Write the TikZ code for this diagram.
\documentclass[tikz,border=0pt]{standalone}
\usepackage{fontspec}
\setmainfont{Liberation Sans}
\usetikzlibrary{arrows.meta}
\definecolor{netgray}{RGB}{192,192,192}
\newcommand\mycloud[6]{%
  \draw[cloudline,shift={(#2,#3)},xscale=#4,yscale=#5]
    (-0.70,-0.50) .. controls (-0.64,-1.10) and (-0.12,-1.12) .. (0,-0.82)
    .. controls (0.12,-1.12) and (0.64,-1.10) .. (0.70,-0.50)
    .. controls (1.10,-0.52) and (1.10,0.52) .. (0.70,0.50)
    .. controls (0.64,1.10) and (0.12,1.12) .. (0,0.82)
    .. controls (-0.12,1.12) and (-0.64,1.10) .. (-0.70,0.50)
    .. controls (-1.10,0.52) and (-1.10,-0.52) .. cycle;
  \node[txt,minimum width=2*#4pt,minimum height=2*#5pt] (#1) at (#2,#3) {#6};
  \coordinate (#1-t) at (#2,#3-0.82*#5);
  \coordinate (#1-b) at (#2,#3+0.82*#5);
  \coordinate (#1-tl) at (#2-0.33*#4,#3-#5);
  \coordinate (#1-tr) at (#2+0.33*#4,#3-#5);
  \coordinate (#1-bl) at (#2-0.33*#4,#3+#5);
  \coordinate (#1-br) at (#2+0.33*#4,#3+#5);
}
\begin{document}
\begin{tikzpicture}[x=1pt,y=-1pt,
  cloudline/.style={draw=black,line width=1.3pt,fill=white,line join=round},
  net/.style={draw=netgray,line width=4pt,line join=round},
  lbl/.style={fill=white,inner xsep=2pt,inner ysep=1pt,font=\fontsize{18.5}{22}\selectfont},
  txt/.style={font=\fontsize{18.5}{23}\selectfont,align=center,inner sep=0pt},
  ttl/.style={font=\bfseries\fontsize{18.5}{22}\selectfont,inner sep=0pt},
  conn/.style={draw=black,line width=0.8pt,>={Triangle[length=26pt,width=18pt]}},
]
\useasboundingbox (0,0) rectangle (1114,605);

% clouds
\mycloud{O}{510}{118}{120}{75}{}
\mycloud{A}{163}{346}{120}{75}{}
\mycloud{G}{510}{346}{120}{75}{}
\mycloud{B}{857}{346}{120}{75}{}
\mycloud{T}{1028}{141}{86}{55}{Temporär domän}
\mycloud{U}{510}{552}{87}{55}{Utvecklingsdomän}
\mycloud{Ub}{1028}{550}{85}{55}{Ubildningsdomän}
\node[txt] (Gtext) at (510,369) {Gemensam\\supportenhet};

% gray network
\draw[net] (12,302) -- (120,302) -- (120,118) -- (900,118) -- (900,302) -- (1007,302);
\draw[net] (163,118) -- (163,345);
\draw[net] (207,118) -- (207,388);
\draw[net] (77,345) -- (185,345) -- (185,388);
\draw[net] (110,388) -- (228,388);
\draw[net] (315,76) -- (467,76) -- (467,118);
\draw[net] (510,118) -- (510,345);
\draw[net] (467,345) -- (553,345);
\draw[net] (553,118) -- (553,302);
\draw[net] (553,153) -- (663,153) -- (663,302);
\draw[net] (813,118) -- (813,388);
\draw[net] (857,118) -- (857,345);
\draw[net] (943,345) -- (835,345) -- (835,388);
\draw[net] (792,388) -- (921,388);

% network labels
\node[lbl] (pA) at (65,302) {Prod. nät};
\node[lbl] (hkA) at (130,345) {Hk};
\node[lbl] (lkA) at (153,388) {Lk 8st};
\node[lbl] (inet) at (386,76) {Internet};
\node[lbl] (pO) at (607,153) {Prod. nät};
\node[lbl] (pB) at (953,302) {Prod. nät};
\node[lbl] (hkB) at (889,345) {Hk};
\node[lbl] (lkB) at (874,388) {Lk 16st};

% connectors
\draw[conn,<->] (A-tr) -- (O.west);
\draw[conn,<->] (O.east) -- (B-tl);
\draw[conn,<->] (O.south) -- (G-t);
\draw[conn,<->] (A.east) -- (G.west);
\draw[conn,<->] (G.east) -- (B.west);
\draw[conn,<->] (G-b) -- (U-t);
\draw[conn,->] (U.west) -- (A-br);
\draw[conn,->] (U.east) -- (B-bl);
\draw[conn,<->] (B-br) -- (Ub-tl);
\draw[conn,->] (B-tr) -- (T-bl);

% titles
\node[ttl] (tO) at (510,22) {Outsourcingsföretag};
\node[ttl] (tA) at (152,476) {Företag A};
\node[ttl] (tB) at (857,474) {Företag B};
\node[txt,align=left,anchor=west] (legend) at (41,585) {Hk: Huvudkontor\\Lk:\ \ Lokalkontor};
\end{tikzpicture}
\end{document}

---

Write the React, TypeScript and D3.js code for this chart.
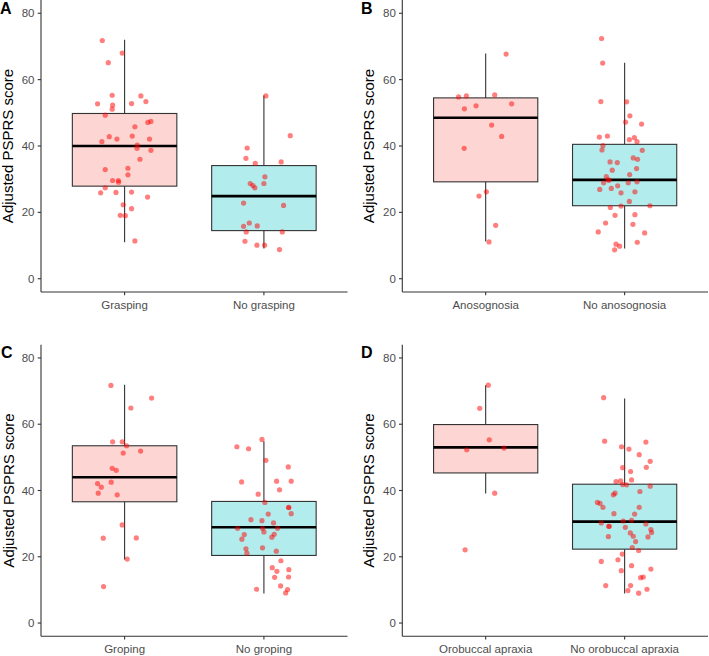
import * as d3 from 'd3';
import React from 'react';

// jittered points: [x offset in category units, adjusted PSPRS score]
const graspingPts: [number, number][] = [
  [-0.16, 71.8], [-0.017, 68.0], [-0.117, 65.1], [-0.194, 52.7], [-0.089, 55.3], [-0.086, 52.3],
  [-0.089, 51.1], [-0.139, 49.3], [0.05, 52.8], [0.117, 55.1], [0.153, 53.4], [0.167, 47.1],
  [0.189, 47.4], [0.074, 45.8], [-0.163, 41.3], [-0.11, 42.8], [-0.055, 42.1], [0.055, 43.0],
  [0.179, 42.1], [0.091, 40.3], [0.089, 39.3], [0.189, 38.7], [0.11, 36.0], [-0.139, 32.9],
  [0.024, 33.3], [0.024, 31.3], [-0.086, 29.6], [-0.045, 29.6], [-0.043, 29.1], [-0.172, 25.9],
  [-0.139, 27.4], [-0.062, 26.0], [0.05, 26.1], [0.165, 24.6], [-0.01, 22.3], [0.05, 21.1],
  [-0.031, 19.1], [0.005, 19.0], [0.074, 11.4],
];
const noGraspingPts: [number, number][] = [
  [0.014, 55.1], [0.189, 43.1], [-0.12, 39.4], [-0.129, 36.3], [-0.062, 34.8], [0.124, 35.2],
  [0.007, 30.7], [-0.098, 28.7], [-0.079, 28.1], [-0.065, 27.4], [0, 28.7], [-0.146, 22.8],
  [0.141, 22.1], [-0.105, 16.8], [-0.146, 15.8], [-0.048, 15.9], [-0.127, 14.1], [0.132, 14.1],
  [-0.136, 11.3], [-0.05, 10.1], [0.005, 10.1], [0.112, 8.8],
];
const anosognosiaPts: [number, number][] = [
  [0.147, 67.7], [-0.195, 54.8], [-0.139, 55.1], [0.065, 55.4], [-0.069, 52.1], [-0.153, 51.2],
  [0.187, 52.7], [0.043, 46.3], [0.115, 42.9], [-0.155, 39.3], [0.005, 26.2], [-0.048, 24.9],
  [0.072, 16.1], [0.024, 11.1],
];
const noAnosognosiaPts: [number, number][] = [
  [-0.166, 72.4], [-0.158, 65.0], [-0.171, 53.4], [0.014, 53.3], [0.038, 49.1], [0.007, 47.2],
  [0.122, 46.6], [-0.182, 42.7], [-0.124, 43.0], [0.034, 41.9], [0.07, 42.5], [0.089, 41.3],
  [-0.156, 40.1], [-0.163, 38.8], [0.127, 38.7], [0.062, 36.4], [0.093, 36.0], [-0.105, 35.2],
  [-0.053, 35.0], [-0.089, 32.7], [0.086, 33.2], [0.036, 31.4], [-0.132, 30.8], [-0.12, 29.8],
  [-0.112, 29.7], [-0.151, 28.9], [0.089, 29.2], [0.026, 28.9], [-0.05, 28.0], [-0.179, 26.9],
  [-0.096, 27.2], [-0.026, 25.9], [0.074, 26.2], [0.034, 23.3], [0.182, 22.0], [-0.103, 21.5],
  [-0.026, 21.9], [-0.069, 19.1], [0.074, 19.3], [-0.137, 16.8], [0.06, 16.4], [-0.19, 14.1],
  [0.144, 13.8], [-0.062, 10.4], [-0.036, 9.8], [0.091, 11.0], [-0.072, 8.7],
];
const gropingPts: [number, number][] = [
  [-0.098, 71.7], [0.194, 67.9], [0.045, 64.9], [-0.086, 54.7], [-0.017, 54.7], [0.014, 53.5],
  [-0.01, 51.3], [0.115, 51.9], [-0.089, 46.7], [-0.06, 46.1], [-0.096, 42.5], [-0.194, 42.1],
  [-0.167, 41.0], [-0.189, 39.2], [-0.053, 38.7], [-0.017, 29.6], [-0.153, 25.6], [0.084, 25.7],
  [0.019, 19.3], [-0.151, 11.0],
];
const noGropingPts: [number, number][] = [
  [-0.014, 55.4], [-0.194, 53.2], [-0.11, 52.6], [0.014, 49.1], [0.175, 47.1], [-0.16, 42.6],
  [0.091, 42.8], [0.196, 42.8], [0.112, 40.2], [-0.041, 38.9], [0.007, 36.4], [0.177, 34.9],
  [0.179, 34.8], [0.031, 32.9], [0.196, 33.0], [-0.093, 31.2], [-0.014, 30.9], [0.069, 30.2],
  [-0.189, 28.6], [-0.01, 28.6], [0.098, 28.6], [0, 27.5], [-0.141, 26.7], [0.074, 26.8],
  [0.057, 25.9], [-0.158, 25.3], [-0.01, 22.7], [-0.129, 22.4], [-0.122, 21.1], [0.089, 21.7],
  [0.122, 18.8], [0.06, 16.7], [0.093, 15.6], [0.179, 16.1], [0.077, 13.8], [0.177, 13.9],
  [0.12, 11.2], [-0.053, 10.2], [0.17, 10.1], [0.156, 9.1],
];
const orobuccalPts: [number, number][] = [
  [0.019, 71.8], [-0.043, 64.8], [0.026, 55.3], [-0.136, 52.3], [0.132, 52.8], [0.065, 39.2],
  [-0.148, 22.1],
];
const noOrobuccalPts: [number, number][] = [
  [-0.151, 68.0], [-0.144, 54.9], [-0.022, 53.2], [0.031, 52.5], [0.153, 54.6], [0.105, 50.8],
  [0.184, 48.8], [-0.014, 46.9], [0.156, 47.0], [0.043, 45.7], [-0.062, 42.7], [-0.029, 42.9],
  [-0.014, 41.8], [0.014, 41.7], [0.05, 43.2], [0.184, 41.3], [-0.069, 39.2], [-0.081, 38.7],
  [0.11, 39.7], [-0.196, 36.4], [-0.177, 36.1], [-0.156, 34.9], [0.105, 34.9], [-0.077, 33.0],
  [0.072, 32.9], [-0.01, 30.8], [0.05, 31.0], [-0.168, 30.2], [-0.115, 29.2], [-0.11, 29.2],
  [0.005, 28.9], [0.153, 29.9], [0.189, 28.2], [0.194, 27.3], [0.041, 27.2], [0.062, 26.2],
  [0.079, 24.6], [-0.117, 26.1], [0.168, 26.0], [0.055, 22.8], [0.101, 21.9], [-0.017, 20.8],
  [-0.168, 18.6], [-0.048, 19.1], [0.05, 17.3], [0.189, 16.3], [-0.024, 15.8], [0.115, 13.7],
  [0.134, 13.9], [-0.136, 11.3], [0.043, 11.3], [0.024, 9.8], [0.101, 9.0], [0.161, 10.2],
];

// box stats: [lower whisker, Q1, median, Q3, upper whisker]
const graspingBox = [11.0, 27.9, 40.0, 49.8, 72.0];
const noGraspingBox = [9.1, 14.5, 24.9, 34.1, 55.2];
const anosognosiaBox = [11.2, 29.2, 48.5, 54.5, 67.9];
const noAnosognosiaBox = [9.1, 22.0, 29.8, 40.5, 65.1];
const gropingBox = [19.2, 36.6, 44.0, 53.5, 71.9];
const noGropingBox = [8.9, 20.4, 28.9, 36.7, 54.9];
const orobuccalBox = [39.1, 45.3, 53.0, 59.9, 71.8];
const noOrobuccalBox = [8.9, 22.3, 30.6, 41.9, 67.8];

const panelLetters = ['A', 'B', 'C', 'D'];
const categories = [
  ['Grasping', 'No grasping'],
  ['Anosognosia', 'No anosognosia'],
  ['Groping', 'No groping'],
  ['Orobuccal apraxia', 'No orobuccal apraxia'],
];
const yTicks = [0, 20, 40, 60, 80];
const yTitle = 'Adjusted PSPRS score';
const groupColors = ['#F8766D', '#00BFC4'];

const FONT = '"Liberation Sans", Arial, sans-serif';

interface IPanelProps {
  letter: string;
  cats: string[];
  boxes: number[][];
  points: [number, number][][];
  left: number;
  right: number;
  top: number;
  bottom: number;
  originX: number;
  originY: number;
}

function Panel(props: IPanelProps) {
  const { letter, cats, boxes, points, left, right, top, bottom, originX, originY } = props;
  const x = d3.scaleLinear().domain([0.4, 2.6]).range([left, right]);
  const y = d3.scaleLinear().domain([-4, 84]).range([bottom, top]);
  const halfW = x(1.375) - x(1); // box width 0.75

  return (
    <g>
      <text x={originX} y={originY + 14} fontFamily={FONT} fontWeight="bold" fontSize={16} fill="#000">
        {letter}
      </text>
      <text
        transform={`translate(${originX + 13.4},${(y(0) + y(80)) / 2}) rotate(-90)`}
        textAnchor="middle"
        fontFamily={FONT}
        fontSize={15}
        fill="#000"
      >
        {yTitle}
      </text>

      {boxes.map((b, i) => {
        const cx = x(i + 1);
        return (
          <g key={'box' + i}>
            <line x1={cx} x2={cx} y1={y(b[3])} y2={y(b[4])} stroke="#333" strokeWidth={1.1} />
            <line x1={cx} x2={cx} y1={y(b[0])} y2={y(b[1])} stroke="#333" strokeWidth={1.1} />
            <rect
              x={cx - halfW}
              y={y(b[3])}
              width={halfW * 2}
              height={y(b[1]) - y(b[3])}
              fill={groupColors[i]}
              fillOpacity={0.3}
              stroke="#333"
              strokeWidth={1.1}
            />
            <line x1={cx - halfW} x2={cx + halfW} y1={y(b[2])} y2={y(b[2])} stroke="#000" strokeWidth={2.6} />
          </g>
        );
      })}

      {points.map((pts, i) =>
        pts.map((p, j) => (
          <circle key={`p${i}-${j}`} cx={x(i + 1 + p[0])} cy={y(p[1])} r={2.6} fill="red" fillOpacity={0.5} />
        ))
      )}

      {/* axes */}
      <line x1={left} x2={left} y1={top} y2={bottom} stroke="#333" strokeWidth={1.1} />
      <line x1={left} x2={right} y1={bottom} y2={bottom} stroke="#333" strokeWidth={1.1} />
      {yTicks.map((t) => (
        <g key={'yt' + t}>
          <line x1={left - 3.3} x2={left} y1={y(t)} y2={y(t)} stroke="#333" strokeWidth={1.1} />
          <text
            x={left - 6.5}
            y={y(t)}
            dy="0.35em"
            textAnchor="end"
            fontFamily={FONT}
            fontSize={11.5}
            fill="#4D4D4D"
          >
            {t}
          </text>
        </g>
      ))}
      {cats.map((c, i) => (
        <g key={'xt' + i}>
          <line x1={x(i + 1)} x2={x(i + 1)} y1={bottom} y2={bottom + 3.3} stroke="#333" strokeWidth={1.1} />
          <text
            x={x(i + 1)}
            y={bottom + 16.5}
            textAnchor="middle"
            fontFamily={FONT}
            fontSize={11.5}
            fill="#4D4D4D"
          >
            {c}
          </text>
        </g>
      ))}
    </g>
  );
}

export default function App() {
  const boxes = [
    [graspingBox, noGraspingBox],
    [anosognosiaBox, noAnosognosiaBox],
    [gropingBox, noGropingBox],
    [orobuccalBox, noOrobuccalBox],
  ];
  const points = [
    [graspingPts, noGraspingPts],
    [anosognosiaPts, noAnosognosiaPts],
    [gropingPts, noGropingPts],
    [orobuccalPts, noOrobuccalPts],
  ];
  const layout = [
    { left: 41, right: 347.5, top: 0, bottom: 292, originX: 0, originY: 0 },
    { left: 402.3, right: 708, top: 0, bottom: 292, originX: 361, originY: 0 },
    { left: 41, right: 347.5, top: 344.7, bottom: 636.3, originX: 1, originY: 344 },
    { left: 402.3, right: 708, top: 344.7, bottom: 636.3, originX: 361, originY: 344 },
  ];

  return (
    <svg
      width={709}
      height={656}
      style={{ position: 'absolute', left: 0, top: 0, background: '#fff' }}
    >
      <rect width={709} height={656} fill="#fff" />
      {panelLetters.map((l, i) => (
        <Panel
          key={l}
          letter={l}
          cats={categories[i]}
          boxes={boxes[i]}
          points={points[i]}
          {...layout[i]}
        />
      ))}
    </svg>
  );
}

THE TASK.
Your copy should hold only the lines from the one containing "Write the React, TypeScript" through the one containing "import React from 'react';", word for word, with no pictures.

OUTPUT OF THE EXERCISE.
Write the React, TypeScript and D3.js code for this chart.
import * as d3 from 'd3';
import React from 'react';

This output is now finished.